Most composers I know are pretty good pianists. Some are even great. But Cy Coleman was in a class by himself, a composer who was also a "monster" pianist. Cy rattling off one of his jazz standards instantly conjured up the ghosts of everything cool: Peggy Lee, Frank Sinatra and the entire strip of the old Las Vegas. Key signatures didn't matter; he could play a song as easily in one key, but once on stage, he often forget the rehearsed key (sometimes on purpose) and play in whatever key his fingers happened to choose. His dazzled musicians had to adjust instantly and without warning to Cy's musical high-wire act.
I was the executive producer of an ill-fated arts center somewhere in the bowels of Pennsylvania. I had the good fortune to nab Cy and his trio for the first night of our jazz festival. The previous night, I'd been flicking around TV and in quick succession heard Cy's "I Love My Wife" as a theme song for a cable show, Sinatra singing "Witchcraft," and a commercial using "If My Friends Could See Me Now". My opening speech was all about how Cy's music has pervaded our culture, how it was virtually impossible not to hear some of his music every single day. Cy came out and was clearly touched by my introduction. A few weeks later I was preparing a show in Greenwich Village called Singular Sensations where I'd interview and accompany legendary musical theater people like Carol Channing, Donna McKechnie and others. Cy's manager, always protective, phoned him to confirm I could handle such an undertaking. His manager reported to me that Cy, who didn't suffer fools gladly, told him in no uncertain terms, "Oh yes. Glen can do it." For me, his approval, was a tremendous gift.

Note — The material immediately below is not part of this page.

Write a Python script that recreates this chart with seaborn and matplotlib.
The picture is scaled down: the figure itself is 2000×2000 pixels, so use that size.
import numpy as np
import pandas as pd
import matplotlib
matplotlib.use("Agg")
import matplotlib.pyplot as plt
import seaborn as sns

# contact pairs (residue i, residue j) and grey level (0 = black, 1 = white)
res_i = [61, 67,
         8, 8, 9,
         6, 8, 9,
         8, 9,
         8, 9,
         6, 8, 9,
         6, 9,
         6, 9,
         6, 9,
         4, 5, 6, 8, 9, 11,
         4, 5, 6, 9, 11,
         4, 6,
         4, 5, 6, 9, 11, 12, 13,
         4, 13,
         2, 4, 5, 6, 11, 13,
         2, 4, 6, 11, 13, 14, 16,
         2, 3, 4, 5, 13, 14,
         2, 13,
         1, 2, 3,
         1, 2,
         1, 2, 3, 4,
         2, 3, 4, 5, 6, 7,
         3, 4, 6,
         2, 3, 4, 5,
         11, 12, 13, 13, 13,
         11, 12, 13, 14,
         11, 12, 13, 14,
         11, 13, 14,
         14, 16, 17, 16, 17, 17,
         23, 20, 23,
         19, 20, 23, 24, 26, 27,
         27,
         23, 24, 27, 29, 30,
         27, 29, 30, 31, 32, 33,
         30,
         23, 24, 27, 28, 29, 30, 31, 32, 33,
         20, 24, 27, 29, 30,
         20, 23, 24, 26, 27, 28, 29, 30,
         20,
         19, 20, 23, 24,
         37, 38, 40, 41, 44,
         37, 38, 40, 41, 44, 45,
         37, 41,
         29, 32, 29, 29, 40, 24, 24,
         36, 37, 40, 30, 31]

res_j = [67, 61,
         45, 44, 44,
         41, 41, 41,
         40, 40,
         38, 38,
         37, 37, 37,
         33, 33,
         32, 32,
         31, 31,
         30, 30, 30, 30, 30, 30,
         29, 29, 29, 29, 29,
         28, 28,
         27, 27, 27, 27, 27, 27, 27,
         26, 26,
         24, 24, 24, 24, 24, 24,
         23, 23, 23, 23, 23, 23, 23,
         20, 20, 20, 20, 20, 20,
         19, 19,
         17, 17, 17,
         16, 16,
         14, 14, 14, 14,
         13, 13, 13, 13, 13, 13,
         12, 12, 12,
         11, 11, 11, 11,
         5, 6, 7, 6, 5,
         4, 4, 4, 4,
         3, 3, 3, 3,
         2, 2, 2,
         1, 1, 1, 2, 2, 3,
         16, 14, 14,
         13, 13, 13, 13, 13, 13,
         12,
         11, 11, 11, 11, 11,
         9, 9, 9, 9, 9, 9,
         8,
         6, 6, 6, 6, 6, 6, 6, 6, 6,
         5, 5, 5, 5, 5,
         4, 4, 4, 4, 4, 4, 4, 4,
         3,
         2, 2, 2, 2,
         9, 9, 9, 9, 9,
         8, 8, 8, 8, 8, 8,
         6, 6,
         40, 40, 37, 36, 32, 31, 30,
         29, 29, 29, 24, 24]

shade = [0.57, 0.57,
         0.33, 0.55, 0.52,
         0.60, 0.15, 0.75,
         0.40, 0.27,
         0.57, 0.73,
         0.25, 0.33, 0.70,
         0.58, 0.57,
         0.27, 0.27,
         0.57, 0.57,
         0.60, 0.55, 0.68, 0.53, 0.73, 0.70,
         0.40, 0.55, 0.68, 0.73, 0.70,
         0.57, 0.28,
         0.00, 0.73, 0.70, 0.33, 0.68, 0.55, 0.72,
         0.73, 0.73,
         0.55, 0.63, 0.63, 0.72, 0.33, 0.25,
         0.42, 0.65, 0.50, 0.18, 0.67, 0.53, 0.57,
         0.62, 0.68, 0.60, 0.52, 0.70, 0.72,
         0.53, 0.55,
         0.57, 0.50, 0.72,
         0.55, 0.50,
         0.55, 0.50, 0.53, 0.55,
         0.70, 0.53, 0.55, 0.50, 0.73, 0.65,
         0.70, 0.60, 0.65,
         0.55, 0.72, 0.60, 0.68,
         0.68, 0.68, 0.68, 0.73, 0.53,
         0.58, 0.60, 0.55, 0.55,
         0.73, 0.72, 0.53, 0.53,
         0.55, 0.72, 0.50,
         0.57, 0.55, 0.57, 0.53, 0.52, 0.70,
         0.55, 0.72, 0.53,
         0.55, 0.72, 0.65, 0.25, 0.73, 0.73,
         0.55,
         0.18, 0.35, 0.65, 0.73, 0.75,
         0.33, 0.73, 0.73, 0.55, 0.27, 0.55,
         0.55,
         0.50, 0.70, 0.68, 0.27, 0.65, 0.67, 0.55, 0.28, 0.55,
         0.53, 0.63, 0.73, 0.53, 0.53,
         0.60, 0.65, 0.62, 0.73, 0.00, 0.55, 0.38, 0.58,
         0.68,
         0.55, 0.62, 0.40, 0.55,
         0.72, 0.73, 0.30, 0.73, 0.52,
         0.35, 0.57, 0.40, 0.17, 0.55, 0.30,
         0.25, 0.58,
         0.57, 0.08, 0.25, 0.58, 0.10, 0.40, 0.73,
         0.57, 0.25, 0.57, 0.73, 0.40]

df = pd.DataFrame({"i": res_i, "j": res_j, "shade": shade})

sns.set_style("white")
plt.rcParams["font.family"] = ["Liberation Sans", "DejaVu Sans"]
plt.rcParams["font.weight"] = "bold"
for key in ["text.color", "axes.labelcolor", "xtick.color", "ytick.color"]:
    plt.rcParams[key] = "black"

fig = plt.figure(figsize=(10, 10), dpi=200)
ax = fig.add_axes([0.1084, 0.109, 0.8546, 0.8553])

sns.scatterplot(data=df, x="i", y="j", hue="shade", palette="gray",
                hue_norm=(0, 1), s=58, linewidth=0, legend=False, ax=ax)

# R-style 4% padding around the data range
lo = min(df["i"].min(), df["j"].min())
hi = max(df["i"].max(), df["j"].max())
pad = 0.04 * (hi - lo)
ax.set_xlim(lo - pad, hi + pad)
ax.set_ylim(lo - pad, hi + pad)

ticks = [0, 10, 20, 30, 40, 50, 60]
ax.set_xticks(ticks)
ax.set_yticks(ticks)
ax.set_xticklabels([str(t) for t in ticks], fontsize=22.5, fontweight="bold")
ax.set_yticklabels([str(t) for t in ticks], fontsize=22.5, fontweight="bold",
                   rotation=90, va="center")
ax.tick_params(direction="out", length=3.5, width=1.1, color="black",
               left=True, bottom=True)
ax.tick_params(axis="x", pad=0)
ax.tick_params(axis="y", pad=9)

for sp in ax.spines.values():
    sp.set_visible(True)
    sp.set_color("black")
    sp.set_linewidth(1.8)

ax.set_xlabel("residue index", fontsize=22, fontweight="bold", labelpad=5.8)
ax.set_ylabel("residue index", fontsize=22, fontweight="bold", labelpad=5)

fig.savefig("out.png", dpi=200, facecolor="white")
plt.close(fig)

I had different relationship with all of these giants, but I will always remember the days spent in those musty rehearsal studios working out the numbers. I have to believe that although we have lost monumental artists, they are not finished. In fact, heaven is a bit more heavenly now with Fred doing Piaf for Piaf, Onna telling Mozart to give her some giraffe music, and Cy jamming with Dizzy, surprising him by playing in unexpected keys. Now that's theater!

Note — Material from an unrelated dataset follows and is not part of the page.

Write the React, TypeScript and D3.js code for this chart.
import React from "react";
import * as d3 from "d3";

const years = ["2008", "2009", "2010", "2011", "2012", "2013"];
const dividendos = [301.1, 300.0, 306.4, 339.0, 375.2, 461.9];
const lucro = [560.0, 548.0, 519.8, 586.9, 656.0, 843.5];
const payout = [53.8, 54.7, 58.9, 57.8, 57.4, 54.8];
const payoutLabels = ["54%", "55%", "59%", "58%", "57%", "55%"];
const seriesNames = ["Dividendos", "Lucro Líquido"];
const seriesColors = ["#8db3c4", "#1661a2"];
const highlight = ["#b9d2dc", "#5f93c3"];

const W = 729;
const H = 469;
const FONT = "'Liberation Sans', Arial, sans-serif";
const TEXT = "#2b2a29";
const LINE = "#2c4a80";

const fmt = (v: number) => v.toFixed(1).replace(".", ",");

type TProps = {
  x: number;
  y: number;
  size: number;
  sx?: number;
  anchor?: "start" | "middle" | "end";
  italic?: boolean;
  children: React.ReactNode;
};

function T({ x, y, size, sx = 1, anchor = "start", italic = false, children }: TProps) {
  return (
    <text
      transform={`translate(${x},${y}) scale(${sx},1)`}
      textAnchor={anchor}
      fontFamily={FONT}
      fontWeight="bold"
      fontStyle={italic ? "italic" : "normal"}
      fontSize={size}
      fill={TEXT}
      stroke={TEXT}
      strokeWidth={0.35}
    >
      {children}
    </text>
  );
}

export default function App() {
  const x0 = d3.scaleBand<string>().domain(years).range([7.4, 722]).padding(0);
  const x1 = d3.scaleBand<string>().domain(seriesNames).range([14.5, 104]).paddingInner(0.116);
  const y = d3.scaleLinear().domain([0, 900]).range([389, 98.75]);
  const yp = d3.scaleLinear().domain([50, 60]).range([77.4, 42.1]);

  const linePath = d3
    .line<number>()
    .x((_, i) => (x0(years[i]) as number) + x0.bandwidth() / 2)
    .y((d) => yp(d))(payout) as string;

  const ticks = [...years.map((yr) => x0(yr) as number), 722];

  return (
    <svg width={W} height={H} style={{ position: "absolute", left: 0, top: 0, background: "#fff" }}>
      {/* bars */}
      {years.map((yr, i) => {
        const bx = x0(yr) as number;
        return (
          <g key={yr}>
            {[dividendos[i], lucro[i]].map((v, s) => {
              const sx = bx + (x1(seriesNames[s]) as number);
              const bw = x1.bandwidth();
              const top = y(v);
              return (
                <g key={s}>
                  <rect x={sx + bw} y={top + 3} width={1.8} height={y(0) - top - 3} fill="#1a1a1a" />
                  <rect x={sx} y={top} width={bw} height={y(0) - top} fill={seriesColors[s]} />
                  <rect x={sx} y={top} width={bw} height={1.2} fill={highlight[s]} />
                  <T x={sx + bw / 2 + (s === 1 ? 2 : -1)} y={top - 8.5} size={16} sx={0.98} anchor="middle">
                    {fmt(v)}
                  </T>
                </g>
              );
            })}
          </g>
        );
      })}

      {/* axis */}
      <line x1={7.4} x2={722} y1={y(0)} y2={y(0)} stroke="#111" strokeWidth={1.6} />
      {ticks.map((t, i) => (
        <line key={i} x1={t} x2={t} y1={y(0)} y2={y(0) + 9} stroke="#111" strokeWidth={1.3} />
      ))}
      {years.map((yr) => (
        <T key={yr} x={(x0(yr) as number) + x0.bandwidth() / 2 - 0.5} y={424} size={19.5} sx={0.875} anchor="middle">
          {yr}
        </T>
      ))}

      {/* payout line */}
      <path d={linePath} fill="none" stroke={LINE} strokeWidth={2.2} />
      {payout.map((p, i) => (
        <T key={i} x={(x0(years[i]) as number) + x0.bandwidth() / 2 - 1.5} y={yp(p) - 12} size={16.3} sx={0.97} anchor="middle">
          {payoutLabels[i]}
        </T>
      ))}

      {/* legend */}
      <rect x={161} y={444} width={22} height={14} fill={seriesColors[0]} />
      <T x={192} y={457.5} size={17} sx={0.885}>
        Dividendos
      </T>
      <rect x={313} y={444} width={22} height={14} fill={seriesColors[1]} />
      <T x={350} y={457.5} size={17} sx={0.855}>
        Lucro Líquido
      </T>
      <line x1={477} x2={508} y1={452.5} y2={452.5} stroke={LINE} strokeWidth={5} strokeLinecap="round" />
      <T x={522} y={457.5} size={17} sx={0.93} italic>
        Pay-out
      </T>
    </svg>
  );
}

Glen Roven began his broadway career as a rehearsal pianist when he was in High School. While attending Columbia University he worked on various capacities on several New York productions and at nineteen was the music director of Sugar Babies, becoming the youngest conductor ever on Broadway. Since then he has enjoyed a successful career as conductor, composer and arranger of stage shows, films and TV productions. He is a four-time Emmy winner and this year received his 12th Emmy nomination for Outstanding song of the year. Glen Roven was conductor and arranger of President Clinton's first inauguration and recently conducted the inauguration of George W. Bush. In 1980 he made his European debut conducting the Luxembourg Symphony with Sherril Milnes and Rene Kollo. He has written, conducted and produced for Julie Andrews, Kathleen Battle, Ray Charles, Natalie Cole, Placido Domingo, Ella Fitzgerald, Renee Flemming, Aretha Franklin, Denyce Graves, Bob Hope, Withney Houston, Michael Jackson, Liza Minelli, Diana Ross, Shirley MacLaine, Stevie Wonder and many others. In December 2000, he was the conductor and arranger for quincy Jones and Steven Spielberg's Gala millenium concert in Washington. He has two musicals in devlopement for Broadway: Pandora's Box written with Maria Schlatter and directed by Gary Halvorson, and The 5,000 Fingers of Dr. T, produced by Brian Brolly and directed by Susan Schulman.